For each line that holds "this", copy the line out.

┌─ RECORDS TO USE

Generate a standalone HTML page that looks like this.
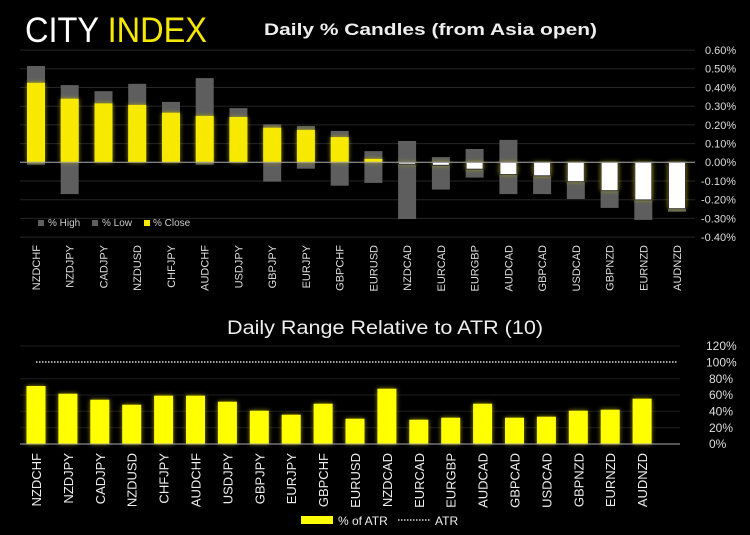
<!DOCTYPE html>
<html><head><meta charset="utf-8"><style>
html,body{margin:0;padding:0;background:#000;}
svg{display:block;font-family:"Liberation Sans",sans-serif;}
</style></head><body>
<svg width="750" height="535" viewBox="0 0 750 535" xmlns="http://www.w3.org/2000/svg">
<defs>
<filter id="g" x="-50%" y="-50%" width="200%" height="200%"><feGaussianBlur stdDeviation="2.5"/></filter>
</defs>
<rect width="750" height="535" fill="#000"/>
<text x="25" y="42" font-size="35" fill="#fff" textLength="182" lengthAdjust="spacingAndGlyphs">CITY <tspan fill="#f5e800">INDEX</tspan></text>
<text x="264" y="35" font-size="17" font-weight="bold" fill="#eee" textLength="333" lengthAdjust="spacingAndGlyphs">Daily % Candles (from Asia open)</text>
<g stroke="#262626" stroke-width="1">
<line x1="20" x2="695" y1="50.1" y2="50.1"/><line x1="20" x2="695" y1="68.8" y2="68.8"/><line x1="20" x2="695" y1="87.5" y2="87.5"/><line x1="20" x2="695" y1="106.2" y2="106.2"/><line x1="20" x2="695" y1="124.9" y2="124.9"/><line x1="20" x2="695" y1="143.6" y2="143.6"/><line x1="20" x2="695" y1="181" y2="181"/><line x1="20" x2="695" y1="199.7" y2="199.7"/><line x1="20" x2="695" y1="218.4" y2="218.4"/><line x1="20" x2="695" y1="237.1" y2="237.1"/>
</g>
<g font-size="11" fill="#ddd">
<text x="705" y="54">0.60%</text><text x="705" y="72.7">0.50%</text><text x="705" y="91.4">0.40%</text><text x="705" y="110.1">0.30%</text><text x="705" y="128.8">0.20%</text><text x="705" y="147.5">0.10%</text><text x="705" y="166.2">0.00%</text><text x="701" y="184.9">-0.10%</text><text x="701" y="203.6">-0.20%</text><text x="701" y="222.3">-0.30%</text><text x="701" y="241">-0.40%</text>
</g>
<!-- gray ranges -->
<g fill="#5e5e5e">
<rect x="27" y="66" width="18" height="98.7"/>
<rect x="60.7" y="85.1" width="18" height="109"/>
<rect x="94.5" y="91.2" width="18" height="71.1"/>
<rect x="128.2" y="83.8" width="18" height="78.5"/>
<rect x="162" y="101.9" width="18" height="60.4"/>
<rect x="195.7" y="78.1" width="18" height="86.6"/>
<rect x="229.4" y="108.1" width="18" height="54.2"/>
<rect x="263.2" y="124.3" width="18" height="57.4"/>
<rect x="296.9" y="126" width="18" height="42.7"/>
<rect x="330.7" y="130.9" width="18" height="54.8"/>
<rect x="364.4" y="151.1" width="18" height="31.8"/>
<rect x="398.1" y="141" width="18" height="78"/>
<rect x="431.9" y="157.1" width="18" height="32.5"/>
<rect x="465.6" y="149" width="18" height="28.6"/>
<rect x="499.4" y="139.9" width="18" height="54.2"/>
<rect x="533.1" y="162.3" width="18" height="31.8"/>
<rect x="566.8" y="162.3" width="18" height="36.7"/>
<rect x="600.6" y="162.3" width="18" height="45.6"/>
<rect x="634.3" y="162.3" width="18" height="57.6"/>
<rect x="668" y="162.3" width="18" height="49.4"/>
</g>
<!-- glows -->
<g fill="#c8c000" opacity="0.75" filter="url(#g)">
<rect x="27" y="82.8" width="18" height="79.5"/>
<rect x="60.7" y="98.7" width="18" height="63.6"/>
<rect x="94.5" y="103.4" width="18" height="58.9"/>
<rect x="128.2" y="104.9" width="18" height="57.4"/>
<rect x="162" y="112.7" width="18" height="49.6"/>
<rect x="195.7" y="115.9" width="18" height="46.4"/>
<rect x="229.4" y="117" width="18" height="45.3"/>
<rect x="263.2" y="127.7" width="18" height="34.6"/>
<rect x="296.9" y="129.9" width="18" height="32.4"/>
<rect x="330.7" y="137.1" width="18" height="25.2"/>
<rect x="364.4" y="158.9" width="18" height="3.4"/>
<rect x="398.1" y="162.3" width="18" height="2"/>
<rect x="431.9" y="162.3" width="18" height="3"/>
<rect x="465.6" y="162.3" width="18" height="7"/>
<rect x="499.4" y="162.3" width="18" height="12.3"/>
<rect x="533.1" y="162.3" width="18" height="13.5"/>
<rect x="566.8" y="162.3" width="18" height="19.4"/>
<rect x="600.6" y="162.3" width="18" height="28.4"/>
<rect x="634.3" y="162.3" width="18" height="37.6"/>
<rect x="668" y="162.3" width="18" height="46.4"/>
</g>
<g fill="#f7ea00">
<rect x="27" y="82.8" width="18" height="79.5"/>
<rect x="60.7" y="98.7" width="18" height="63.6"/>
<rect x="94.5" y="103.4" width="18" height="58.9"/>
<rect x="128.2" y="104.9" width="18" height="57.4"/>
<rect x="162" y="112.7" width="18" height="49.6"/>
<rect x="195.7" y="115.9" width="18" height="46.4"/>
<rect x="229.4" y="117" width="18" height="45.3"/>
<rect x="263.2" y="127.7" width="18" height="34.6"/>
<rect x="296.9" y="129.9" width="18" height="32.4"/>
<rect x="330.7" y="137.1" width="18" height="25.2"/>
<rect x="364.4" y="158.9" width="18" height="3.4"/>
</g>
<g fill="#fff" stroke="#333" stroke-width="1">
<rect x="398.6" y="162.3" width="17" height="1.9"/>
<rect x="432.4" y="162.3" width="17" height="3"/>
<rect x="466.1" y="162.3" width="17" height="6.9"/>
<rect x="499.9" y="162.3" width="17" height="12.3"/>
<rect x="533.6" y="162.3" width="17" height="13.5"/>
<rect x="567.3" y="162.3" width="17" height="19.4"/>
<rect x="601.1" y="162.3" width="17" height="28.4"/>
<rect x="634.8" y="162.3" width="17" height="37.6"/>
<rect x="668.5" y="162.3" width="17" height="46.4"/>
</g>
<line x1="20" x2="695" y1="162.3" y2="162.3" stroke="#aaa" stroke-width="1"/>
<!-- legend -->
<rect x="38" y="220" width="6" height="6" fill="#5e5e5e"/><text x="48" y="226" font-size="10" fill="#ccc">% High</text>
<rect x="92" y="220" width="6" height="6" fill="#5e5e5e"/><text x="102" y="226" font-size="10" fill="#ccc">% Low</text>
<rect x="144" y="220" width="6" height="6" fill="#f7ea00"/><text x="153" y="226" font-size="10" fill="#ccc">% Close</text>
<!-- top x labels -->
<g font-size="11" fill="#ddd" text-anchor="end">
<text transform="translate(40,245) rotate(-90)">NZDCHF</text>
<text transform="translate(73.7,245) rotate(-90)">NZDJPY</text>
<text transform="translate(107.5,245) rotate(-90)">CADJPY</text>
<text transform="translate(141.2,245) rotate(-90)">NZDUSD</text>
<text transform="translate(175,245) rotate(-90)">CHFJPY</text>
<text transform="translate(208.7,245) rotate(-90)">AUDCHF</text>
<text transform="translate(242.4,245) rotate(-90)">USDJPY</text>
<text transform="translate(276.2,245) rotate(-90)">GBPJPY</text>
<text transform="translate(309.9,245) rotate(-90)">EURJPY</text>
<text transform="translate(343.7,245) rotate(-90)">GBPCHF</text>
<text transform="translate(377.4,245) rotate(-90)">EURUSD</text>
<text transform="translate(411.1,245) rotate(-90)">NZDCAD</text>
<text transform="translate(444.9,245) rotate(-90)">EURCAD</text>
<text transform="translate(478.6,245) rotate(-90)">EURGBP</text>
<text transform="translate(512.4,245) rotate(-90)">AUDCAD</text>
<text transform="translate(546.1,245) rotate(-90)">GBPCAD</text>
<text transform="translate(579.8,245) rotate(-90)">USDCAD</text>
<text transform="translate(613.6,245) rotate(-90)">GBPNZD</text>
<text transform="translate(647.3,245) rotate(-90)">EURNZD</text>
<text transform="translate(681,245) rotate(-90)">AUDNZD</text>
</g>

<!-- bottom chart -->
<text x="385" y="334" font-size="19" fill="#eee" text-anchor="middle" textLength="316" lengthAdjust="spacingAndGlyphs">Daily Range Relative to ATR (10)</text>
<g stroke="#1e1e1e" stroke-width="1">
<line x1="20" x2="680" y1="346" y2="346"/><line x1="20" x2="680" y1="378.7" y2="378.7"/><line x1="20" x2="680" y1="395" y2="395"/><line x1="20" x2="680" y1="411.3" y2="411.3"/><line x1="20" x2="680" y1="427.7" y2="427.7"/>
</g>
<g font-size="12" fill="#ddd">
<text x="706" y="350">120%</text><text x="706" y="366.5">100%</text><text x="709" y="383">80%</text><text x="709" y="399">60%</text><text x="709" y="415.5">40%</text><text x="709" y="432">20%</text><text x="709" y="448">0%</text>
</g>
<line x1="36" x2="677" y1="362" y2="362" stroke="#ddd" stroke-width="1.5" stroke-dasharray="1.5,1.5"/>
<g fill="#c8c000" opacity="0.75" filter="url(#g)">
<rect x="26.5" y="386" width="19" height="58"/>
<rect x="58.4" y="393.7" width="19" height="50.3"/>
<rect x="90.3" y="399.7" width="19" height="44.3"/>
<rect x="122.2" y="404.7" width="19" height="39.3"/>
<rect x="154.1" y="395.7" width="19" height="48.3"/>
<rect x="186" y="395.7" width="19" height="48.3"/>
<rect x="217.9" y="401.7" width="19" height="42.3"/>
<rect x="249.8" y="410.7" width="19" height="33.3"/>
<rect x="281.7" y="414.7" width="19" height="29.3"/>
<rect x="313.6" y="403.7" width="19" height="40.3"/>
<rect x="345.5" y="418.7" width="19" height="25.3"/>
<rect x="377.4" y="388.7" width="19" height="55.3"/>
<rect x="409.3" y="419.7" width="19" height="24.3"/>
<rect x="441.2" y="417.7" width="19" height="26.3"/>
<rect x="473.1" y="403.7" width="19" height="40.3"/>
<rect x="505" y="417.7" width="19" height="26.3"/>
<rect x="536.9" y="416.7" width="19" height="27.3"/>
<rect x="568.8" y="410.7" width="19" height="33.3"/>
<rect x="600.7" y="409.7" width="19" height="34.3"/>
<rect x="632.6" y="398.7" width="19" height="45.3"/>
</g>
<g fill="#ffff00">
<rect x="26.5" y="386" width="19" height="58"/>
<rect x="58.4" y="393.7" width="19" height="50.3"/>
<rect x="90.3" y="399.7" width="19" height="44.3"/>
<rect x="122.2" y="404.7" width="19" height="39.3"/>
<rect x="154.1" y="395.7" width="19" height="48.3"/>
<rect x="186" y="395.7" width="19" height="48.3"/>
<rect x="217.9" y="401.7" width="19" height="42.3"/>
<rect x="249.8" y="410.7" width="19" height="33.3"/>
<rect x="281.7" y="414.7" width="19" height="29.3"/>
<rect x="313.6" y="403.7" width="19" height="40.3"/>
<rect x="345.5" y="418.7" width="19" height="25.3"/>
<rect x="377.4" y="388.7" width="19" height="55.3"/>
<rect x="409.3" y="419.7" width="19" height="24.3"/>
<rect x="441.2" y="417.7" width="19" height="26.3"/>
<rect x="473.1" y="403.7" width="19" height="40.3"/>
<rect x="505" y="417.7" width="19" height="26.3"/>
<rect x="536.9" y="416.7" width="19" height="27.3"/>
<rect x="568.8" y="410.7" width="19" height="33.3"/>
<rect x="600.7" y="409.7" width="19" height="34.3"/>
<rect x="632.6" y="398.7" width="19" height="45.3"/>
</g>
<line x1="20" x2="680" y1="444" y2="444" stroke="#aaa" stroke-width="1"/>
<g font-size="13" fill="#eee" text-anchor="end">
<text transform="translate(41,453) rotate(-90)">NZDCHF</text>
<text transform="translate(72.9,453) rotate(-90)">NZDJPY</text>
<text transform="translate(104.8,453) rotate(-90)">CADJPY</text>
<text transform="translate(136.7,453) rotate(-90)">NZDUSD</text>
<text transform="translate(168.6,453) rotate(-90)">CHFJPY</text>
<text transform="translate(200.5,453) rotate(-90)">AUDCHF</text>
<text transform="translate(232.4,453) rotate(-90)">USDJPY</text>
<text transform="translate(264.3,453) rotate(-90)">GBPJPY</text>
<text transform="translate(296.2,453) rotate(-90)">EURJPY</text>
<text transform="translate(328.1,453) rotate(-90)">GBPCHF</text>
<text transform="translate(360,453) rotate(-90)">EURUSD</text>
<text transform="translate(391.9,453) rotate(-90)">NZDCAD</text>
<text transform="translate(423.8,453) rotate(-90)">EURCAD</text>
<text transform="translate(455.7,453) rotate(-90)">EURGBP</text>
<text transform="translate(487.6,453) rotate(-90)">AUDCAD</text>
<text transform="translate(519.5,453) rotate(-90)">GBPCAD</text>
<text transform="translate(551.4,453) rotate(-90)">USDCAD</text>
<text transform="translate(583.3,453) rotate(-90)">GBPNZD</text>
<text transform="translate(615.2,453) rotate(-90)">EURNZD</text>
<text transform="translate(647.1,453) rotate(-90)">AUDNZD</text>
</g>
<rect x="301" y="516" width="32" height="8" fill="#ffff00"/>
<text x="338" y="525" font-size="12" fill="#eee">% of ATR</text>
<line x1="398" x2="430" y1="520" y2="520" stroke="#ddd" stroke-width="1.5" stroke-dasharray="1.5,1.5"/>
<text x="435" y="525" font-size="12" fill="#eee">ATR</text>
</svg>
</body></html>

└─
┌─ RECORDS TO USE

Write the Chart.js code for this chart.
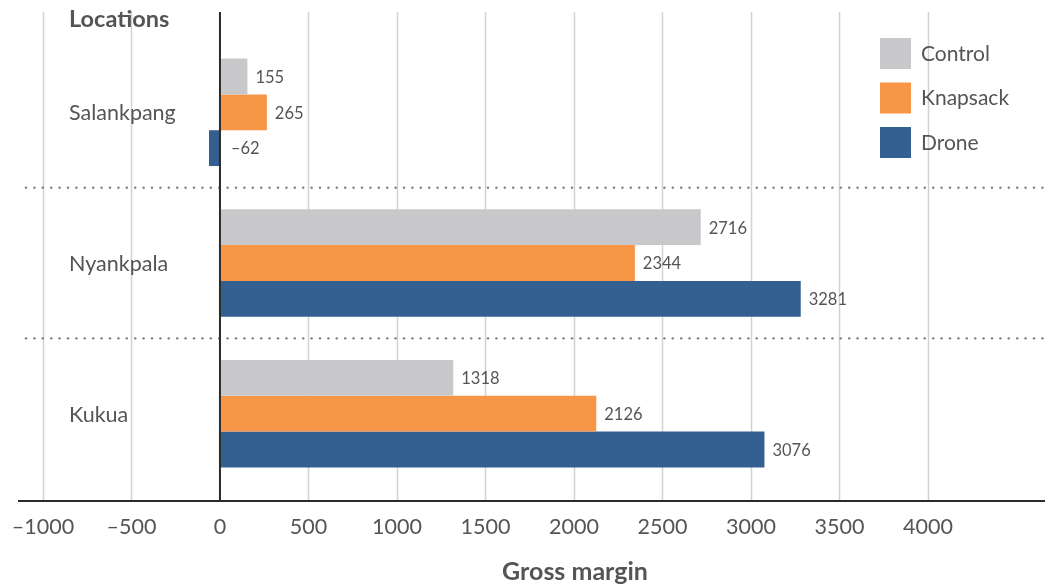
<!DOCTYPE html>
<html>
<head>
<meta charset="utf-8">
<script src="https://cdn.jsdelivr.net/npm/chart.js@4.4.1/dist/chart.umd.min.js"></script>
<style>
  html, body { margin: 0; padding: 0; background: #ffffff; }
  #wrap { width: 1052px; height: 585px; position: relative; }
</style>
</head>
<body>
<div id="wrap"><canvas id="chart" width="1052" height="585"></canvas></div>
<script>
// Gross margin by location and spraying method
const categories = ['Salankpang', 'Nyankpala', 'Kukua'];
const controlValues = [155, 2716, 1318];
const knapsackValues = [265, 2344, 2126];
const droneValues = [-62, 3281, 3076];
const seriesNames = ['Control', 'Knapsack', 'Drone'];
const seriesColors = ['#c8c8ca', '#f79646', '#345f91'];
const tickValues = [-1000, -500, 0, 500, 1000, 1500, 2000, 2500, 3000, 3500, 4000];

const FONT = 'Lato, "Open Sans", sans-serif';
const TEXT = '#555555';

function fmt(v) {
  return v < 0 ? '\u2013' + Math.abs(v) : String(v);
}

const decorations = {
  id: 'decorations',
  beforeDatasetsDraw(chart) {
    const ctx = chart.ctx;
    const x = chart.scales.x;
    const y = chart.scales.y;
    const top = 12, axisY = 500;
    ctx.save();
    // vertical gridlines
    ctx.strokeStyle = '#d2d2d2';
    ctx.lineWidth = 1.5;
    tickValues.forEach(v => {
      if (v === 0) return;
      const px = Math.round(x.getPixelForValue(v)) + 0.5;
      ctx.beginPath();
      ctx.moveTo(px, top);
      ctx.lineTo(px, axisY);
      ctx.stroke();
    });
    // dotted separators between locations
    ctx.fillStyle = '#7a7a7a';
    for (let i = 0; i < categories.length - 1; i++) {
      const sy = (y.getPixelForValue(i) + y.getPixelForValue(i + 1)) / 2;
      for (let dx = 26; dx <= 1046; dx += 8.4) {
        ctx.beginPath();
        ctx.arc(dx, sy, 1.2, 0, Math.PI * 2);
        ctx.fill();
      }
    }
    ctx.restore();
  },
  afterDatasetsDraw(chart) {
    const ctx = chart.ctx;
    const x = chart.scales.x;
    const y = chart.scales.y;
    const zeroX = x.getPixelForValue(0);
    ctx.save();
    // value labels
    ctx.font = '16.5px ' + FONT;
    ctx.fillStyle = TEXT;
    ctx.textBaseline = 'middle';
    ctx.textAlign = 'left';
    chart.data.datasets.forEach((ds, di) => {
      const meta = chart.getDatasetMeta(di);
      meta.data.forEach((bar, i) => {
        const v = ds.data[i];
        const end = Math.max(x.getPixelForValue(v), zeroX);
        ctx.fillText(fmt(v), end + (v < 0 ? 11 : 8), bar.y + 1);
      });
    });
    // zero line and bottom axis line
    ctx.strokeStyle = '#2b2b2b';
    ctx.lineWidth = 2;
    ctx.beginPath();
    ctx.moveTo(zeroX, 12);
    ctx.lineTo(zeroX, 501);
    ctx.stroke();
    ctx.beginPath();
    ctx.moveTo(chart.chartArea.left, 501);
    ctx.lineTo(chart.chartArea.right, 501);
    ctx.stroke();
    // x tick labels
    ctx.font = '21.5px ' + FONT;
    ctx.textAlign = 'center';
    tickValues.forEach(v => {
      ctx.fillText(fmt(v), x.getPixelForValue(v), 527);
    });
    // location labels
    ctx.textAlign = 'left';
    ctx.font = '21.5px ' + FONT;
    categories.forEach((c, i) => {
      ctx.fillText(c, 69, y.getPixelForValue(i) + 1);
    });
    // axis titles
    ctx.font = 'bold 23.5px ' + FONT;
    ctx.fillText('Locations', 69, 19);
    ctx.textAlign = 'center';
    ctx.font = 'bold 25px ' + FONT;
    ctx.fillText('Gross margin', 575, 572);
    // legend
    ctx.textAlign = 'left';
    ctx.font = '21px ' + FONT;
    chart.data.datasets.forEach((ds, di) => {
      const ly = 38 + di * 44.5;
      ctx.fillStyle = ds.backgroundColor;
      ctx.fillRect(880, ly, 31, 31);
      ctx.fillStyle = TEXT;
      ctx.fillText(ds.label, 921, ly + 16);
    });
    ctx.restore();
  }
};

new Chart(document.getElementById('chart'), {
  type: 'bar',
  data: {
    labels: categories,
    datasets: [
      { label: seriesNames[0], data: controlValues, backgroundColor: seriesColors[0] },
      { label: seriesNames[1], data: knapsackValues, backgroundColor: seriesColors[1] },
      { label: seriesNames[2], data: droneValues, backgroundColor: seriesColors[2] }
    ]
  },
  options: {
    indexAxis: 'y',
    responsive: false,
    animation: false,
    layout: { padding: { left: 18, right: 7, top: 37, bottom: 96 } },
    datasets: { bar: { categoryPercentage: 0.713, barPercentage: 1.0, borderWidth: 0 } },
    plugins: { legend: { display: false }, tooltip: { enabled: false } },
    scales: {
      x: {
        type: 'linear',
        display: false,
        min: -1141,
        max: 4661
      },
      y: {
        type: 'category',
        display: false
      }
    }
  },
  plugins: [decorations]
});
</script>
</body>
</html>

└─
┌─ RECORDS TO USE

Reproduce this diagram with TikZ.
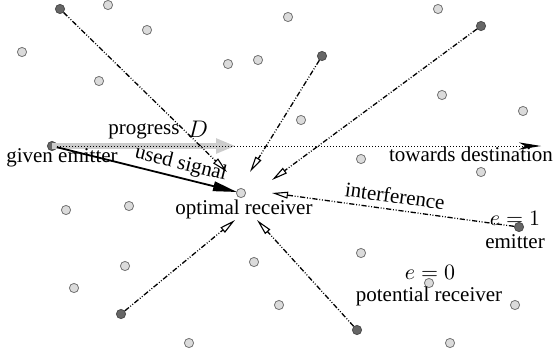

└─

→ **COMPLETED TASK**:
Generate a standalone HTML page that looks like this.
Write the Chart.js code for this chart.
Reproduce this diagram with TikZ.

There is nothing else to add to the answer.